SIA aims to cut pilot training time from 3 years to 2

SIA aims to cut pilot training time from 3 years to 2

Future Singapore Airlines (SIA) cadet pilots can expect to graduate in two years instead of three, and with skills that should better prepare them for actual flight operations.

The airline has carried out a detailed study on a new multi-crew pilot licence (MPL) programme and is now preparing for a field test.

Unlike the conventional training method, the new teaching programme focuses on simulator experience and multi-crew operations, instead of solo flying.

The plan is for the bulk of the training to be done in Singapore, instead of at SIA's facilities in Australia where cadets currently spend much of their time.

The field test will start soon and involve up to eight new SIA cadets. Those already being trained will not be affected.

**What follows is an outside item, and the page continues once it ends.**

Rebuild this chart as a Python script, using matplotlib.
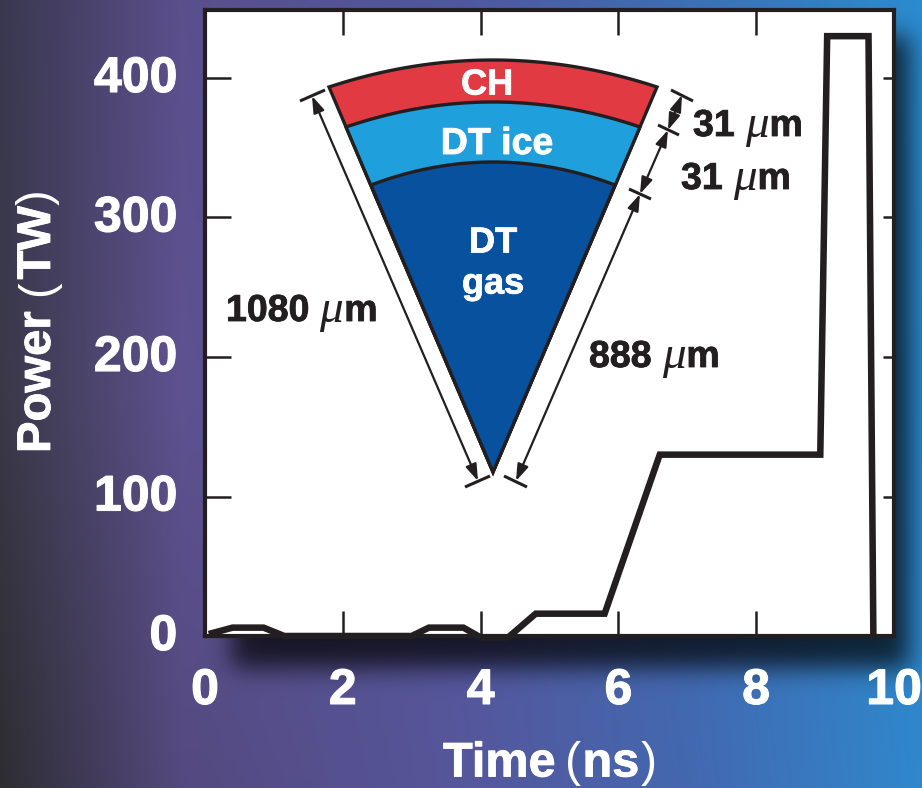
import numpy as np
import matplotlib
matplotlib.use("Agg")
import matplotlib.pyplot as plt
import matplotlib.patheffects as pe
from matplotlib.patches import Polygon
from matplotlib.transforms import ScaledTranslation

W, H = 922, 788
plt.rcParams['font.family'] = ['Liberation Sans', 'DejaVu Sans']

time_ns = [0.1, 0.4, 0.85, 1.15, 3.0, 3.25, 3.75, 4.0, 4.4, 4.8, 5.8, 6.6, 8.93, 9.03, 9.63, 9.7]
power_tw = [2, 6, 6, 0, 0, 6, 6, -1, -1, 16, 16, 130, 130, 430, 430, 3]
x_ticks = [0, 2, 4, 6, 8, 10]
y_ticks = [0, 100, 200, 300, 400]

bg_x = [0, 180, 460, 690, 922]
bg_y = [0, 394, 788]
bg_colors = [
    ['#3a3850', '#5b4f8c', '#4f589f', '#3d70b5', '#2a8ccf'],
    ['#3a3848', '#5e5290', '#52589e', '#3f6eb4', '#2a88cc'],
    ['#2e2d32', '#54497f', '#56569b', '#4368b0', '#3088cc'],
]

fig = plt.figure(figsize=(W / 100, H / 100), dpi=100)

# background gradient plus the blurred shadow behind the plot box
bg = fig.add_axes([0, 0, 1, 1], zorder=0)
bg.axis('off')
nodes = np.array([[matplotlib.colors.to_rgb(c) for c in row] for row in bg_colors])
xs, ys = np.arange(W), np.arange(H)
rows = np.stack([[np.interp(xs, bg_x, nodes[i, :, ch]) for ch in range(3)] for i in range(3)])
rgb = np.stack([[np.interp(ys, bg_y, rows[:, ch, j]) for j in range(W)] for ch in range(3)], axis=-1)
rgb = rgb.transpose(1, 0, 2) if rgb.shape[0] != H else rgb


def soft_step(n, a, b, size):
    s = np.zeros(n + 4 * size)
    s[a + 2 * size:b + 2 * size] = 1
    k = np.exp(-0.5 * (np.arange(-2 * size, 2 * size + 1) / (size / 2)) ** 2)
    return np.convolve(s, k / k.sum(), mode='same')[2 * size:n + 2 * size]


mask = np.outer(soft_step(H, 36, 668, 24), soft_step(W, 232, 908, 24))
rgb = rgb * (1 - 0.72 * mask)[..., None]
bg.imshow(rgb, aspect='auto', extent=(0, W, H, 0), interpolation='nearest')
bg.set_xlim(0, W)
bg.set_ylim(H, 0)

# main plot
ax = fig.add_axes([205 / W, 1 - 636 / H, 689 / W, 626 / H], zorder=1)
ax.set_facecolor('white')
ax.plot(time_ns, power_tw, color='#231f20', lw=4.7, solid_joinstyle='miter', clip_on=False, zorder=3)
ax.set_xlim(0, 10)
ax.set_ylim(0, 626 / 1.395)
ax.set_xticks(x_ticks)
ax.set_yticks(y_ticks)
ax.tick_params(axis='x', which='both', direction='in', top=True, length=18, width=1.8,
               color='#231f20', labelsize=36, labelcolor='white', pad=23)
ax.tick_params(axis='y', which='both', direction='in', right=True, length=19, width=1.8,
               color='#231f20', labelsize=36, labelcolor='white', pad=20)
for tick in ax.yaxis.get_major_ticks():
    tick.tick2line.set_markersize(8)
thick = [pe.withStroke(linewidth=0.8, foreground='white')]
nudge = ScaledTranslation(0, 4 / 100, fig.dpi_scale_trans)
for label in ax.get_xticklabels() + ax.get_yticklabels():
    label.set_fontweight('bold')
    label.set_path_effects(thick)
for label in ax.get_yticklabels():
    label.set_transform(label.get_transform() + nudge)
for spine in ax.spines.values():
    spine.set_linewidth(3)
    spine.set_color('#231f20')

# overlay in pixel coordinates for the wedge and the dimension marks
ov = fig.add_axes([0, 0, 1, 1], zorder=2)
ov.axis('off')
ov.set_xlim(0, W)
ov.set_ylim(H, 0)
ov.patch.set_alpha(0)

apex_x, apex_y = 493, 472
# top of arc, corner height, half width, colour of each layer
layers = [(60, 87, 164, '#e23a42'), (102, 127, 147, '#1f9fdc'), (162, 185, 122, '#07519e')]
for top, corner, half, c in layers:
    arc_x = np.linspace(-half, half, 60)
    arc_y = top + (corner - top) * (arc_x / half) ** 2
    pts = [(apex_x, apex_y)] + list(zip(apex_x + arc_x, arc_y))
    ov.add_patch(Polygon(pts, closed=True, facecolor=c, edgecolor='#231f20', lw=2.4, joinstyle='miter'))

ink = '#231f20'
for x1, y1, x2, y2 in [(300, 101, 325, 90), (465, 487, 490, 476), (504, 476, 527, 487),
                       (671, 90, 693, 101), (658, 125, 679, 135), (629, 189, 651, 199)]:
    ov.plot([x1, x2], [y1, y2], color=ink, lw=2.2, solid_capstyle='butt')
for x1, y1, x2, y2 in [(312, 96, 478, 481), (516, 481, 640, 194), (640, 194, 668, 130), (668, 130, 682, 95)]:
    ov.annotate('', xy=(x2, y2), xytext=(x1, y1),
                arrowprops=dict(arrowstyle='<|-|>,head_length=0.5,head_width=0.17', color=ink,
                                lw=1.6, shrinkA=0, shrinkB=0, mutation_scale=20))

for s, x, y, size in [('CH', 487, 85, 26), ('DT ice', 497, 144, 27), ('DT', 493, 243, 26), ('gas', 493, 284, 26)]:
    ov.text(x, y, s, color='white', fontsize=size, fontweight='bold', ha='center', va='center',
            path_effects=[pe.withStroke(linewidth=0.6, foreground='white')])


def runs(x, y, pieces, color, size, vertical=False):
    # lay out pieces of differing weight one after another, in pixels
    rend = fig.canvas.get_renderer()
    for s, kw, gap in pieces:
        kw = dict(kw)
        fs = kw.pop('fontsize', size)
        t = ov.text(x, y, s, color=color, fontsize=fs, va='center', ha='left' if not vertical else 'center',
                    rotation=90 if vertical else 0, rotation_mode='anchor' if not vertical else 'default',
                    path_effects=[pe.withStroke(linewidth=0.6, foreground=color)] if kw.get('fontweight') == 'bold' else None,
                    **kw)
        if vertical:
            t.set_va('bottom')
        e = t.get_window_extent(rend)
        if vertical:
            y -= e.height + gap
        else:
            x += e.width + gap


bold = dict(fontweight='bold')
thin = dict(fontweight='normal')
mu = dict(family=['Liberation Serif'], style='italic', fontsize=34)


def micron(x, y, number):
    runs(x, y, [(number, bold, 10), ('\u03bc', mu, 1), ('m', bold, 0)], ink, 27)


micron(226, 311, '1080')
micron(589, 357, '888')
micron(693, 126, '31')
micron(681, 179, '31')

runs(443, 764, [('Time', bold, 10), ('(', thin, 1), ('ns', bold, 1), (')', thin, 0)], 'white', 35)
runs(38, 453, [('Power', bold, 15), ('(', thin, 1), ('TW', bold, 1), (')', thin, 0)], 'white', 34, vertical=True)

fig.savefig('out.png', dpi=100)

SIA spokesman Nicholas Ionides told The Straits Times: "As cadets are immersed early on into the airline environment, the training provided is more airline specific, equipping cadets with the relevant skills to operate in the cockpit of a multi-crew airliner."

Currently, cadets who graduate from the flight academy need to be trained in multi-crew cooperation skills before moving to the aircraft they will be flying.

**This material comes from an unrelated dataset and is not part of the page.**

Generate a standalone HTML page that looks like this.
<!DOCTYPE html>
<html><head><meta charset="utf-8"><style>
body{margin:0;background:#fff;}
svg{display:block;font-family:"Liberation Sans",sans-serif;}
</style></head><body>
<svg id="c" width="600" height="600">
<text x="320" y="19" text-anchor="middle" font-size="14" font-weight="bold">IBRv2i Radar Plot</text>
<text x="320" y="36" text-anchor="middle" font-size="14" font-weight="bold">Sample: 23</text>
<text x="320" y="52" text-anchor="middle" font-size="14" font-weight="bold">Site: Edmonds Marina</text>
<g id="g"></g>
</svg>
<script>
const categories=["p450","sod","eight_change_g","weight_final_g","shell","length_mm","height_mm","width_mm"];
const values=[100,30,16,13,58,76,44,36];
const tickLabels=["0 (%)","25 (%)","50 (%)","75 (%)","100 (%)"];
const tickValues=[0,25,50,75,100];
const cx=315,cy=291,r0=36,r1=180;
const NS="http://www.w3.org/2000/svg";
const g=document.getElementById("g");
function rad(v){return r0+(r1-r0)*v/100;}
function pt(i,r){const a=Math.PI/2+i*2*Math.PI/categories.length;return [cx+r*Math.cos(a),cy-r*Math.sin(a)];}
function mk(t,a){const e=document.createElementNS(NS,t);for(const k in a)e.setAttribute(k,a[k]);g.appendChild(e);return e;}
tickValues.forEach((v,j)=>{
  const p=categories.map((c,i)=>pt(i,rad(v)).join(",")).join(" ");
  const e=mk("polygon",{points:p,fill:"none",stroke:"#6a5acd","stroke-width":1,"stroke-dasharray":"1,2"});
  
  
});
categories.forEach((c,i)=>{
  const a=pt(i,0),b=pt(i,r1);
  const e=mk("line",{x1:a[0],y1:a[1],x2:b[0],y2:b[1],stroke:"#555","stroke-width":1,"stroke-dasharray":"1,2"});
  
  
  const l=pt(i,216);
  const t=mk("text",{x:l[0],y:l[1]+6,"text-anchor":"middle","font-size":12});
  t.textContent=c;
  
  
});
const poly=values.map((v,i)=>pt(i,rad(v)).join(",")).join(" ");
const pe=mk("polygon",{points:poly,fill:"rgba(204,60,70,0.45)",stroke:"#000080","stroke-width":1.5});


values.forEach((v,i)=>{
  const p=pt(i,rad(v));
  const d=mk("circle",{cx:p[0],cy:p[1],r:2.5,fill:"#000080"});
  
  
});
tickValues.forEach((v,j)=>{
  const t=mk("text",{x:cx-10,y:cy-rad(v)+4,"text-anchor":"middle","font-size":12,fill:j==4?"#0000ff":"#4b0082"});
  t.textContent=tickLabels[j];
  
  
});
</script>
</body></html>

It takes about three years for the full training to be completed.

SIA is proposing a 24-month plan for its new training programme which must first be approved by the Civil Aviation Authority of Singapore. A spokesman said it is reviewing details of SIA's trial.

So far, budget carrier Tigerair is the only Singapore airline to have been given the green light to conduct multi-crew pilot licence training.

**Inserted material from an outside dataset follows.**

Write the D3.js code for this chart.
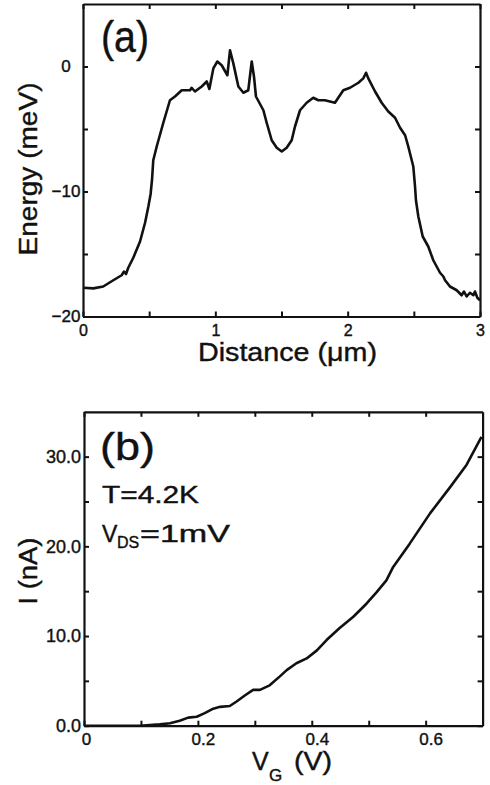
<!DOCTYPE html>
<html>
<head>
<meta charset="utf-8">
<script src="https://cdnjs.cloudflare.com/ajax/libs/d3/7.8.5/d3.min.js"></script>
<style>
  body { margin: 0; background: #fff; }
  svg text { font-family: "Liberation Sans", Arial, Helvetica, sans-serif; fill: #111; stroke: #111; stroke-width: 0.4px; }
</style>
</head>
<body>
<svg id="fig"></svg>
<script>
// panel (a): energy profile along the channel
var distance = [0, 0.078, 0.153, 0.229, 0.292, 0.31, 0.325, 0.342, 0.38, 0.431, 0.469, 0.494, 0.511, 0.522, 0.531,
  0.557, 0.607, 0.657, 0.695, 0.746, 0.809, 0.821, 0.846, 0.897, 0.935, 0.955, 0.985, 1.015, 1.048, 1.091,
  1.111, 1.136, 1.174, 1.212, 1.249, 1.275, 1.292, 1.307, 1.363, 1.388, 1.426, 1.464, 1.502, 1.539, 1.577,
  1.602, 1.64, 1.69, 1.74, 1.778, 1.828, 1.866, 1.904, 1.929, 1.967, 2.018, 2.081, 2.118, 2.139, 2.156,
  2.207, 2.257, 2.307, 2.358, 2.396, 2.434, 2.458, 2.496, 2.509, 2.516, 2.534, 2.567, 2.609, 2.647, 2.698,
  2.723, 2.736, 2.773, 2.824, 2.861, 2.879, 2.899, 2.924, 2.95, 2.962, 2.98, 3.0];
var energy = [-17.7, -17.75, -17.6, -17.1, -16.7, -16.4, -16.6, -16.1, -15.3, -14.0, -12.5, -11.2, -10.2, -9.0, -7.5,
  -6.4, -4.5, -2.7, -2.4, -1.9, -1.9, -1.7, -2.0, -1.6, -1.2, -1.8, -0.15, 0.4, 0.1, -0.7,
  1.3, 0.25, -1.6, -2.1, -1.9, 0.4, -0.8, -2.4, -3.5, -4.5, -5.9, -6.5, -6.8, -6.5, -5.9,
  -4.8, -3.5, -2.9, -2.5, -2.7, -2.7, -2.8, -2.9, -2.5, -1.9, -1.7, -1.3, -0.95, -0.5, -0.95,
  -2.0, -2.9, -3.6, -4.1, -4.9, -5.5, -6.4, -8.0, -9.6, -10.7, -12.0, -13.6, -14.4, -15.5, -16.5,
  -16.8, -17.1, -17.6, -17.9, -18.3, -18.0, -18.4, -18.1, -18.3, -18.0, -18.5, -18.7];

// panel (b): I-V_G characteristic
var gateV = [0, 0.098, 0.133, 0.151, 0.168, 0.183, 0.198, 0.212, 0.227, 0.239, 0.256, 0.268, 0.283, 0.297, 0.309,
  0.326, 0.344, 0.356, 0.373, 0.391, 0.409, 0.426, 0.449, 0.473, 0.496, 0.514, 0.531, 0.543, 0.572, 0.608,
  0.643, 0.672, 0.698];
var current = [0, 0, 0.15, 0.27, 0.56, 0.9, 1.0, 1.4, 1.9, 2.1, 2.2, 2.7, 3.4, 4.0, 4.0,
  4.5, 5.5, 6.2, 6.96, 7.5, 8.4, 9.55, 10.9, 12.15, 13.6, 14.9, 16.2, 17.7, 20.3, 23.7,
  26.6, 29.1, 32.2];

// ticks
var aXTicks = [0, 0.5, 1, 1.5, 2, 2.5, 3];
var aXLabels = [0, 1, 2, 3];
var aYTicks = [-20, -15, -10, -5, 0];
var aYLabels = [-20, -10, 0];
var bXTicks = [0, 0.1, 0.2, 0.3, 0.4, 0.5, 0.6];
var bXLabels = [0, 0.2, 0.4, 0.6];
var bYTicks = [0, 5, 10, 15, 20, 25, 30];
var bYLabels = [0, 10, 20, 30];

var width = 490, height = 785;
var svg = d3.select("#fig").attr("width", width).attr("height", height);

var line = d3.line()
    .x(function(d) { return d[0]; })
    .y(function(d) { return d[1]; });

function near(list, v) {
  return list.some(function(t) { return Math.abs(t - v) < 1e-9; });
}

// draws the four sides of a box with inward ticks
function drawFrame(x, y, xt, xl, yt, yl, fx, fy) {
  var g = svg.append("g");
  var x0 = x.range()[0], x1 = x.range()[1], y0 = y.range()[0], y1 = y.range()[1];

  var bottom = g.append("g").attr("transform", "translate(0," + y0 + ")")
    .call(d3.axisBottom(x).tickValues(xt).tickSize(-5).tickSizeOuter(0).tickPadding(8)
      .tickFormat(function(d) { return near(xl, d) ? fx(d) : ""; }));
  var top = g.append("g").attr("transform", "translate(0," + y1 + ")")
    .call(d3.axisTop(x).tickValues(xt).tickSize(-5).tickSizeOuter(0).tickFormat(""));
  var left = g.append("g").attr("transform", "translate(" + x0 + ",0)")
    .call(d3.axisLeft(y).tickValues(yt).tickSize(-5).tickSizeOuter(0).tickPadding(3)
      .tickFormat(function(d) { return near(yl, d) ? fy(d) : ""; }));
  var right = g.append("g").attr("transform", "translate(" + x1 + ",0)")
    .call(d3.axisRight(y).tickValues(yt).tickSize(-5).tickSizeOuter(0).tickFormat(""));

  g.selectAll(".domain").attr("stroke", "#111").attr("stroke-width", 2.2);
  g.selectAll(".tick line").attr("stroke", "#111").attr("stroke-width", 2);
  g.selectAll("text").attr("fill", "#111");
  return {bottom: bottom, left: left};
}

// ---------- panel (a)
var xa = d3.scaleLinear().domain([0, 3]).range([83, 480]);
var ya = d3.scaleLinear().domain([-20, 5]).range([316.5, 4]);

var fa = drawFrame(xa, ya, aXTicks, aXLabels, aYTicks, aYLabels, d3.format("d"), d3.format("d"));
fa.bottom.selectAll("text").style("font-size", "16px");
fa.left.selectAll("text").style("font-size", "17px")
  .attr("text-anchor", "middle").attr("x", -17);

svg.append("path")
  .datum(distance.map(function(d, i) { return [xa(d), ya(energy[i])]; }))
  .attr("d", line)
  .attr("fill", "none").attr("stroke", "#111").attr("stroke-width", 2.6)
  .attr("stroke-linejoin", "round");

svg.append("text").attr("x", 101).attr("y", 52)
  .attr("textLength", 48).attr("lengthAdjust", "spacingAndGlyphs")
  .style("font-size", "45px").text("(a)");

svg.append("text").attr("x", 198).attr("y", 361)
  .attr("textLength", 179).attr("lengthAdjust", "spacingAndGlyphs")
  .style("font-size", "25px").text("Distance (\u03bcm)");

svg.append("text").attr("transform", "translate(37,169) rotate(-90)")
  .attr("text-anchor", "middle")
  .attr("textLength", 173).attr("lengthAdjust", "spacingAndGlyphs")
  .style("font-size", "26px").text("Energy (meV)");

// ---------- panel (b)
var xb = d3.scaleLinear().domain([0, 0.7]).range([84, 482.6]);
var yb = d3.scaleLinear().domain([0, 35]).range([725.7, 411.8]);

var fb = drawFrame(xb, yb, bXTicks, bXLabels, bYTicks, bYLabels,
  function(d) { return d === 0 ? "0" : d3.format(".1f")(d); }, d3.format(".1f"));
fb.bottom.selectAll("text").style("font-size", "17px").attr("dy", "0.66em")
  .attr("dx", function(d) { return d === 0 ? 2 : 5; });
fb.left.selectAll("text").style("font-size", "18px");

svg.append("path")
  .datum(gateV.map(function(d, i) { return [xb(d), yb(current[i])]; }))
  .attr("d", line)
  .attr("fill", "none").attr("stroke", "#111").attr("stroke-width", 2.6)
  .attr("stroke-linejoin", "round");

svg.append("text").attr("x", 100).attr("y", 460)
  .attr("textLength", 55).attr("lengthAdjust", "spacingAndGlyphs")
  .style("font-size", "38px").text("(b)");

svg.append("text").attr("x", 102).attr("y", 503)
  .attr("textLength", 97).attr("lengthAdjust", "spacingAndGlyphs")
  .style("font-size", "23px").text("T=4.2K");

var vds = svg.append("text").attr("x", 102).attr("y", 542).style("font-size", "23px");
vds.append("tspan").text("V");
vds.append("tspan").attr("x", 117).attr("dy", 6).style("font-size", "16px").text("DS");
vds.append("tspan").attr("x", 140).attr("dy", -6)
  .attr("textLength", 90).attr("lengthAdjust", "spacingAndGlyphs").text("=1mV");

var vg = svg.append("text").attr("x", 252).attr("y", 770).style("font-size", "25px");
vg.append("tspan").text("V");
vg.append("tspan").attr("x", 269).attr("dy", 11).style("font-size", "17px").text("G");
vg.append("tspan").attr("x", 294).attr("dy", -11)
  .attr("textLength", 38).attr("lengthAdjust", "spacingAndGlyphs").text("(V)");

svg.append("text").attr("transform", "translate(37,571) rotate(-90)")
  .attr("text-anchor", "middle")
  .attr("textLength", 67).attr("lengthAdjust", "spacingAndGlyphs")
  .style("font-size", "26px").text("I (nA)");
</script>
</body>
</html>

Approved by the International Civil Aviation Organisation in 2006, the new programme is backed by global carriers represented by the International Air Transport Association.

More time spent in flight simulators, and on equipping trainees with interpersonal and communication skills, better prepares them to operate in a multi-crew environment, experts say.

They believe that simulators allowing airlines to put their trainee pilots through many different incidents and scenarios are also more relevant to commercial flying than hours spent in a single-pilot plane.

Captain Mok Hin Choon, president of the Air Line Pilots Association - Singapore, said that while total training time will be cut, he is certain SIA will work closely with the regulator to ensure that safety and other standards are met.

Calling it a step in the right direction, he said: "It makes sense to get trainees accustomed to teamwork and the dynamics of two-man operations instead of a focus on solo flying, the relevance of which in commercial aircraft operations may be questionable."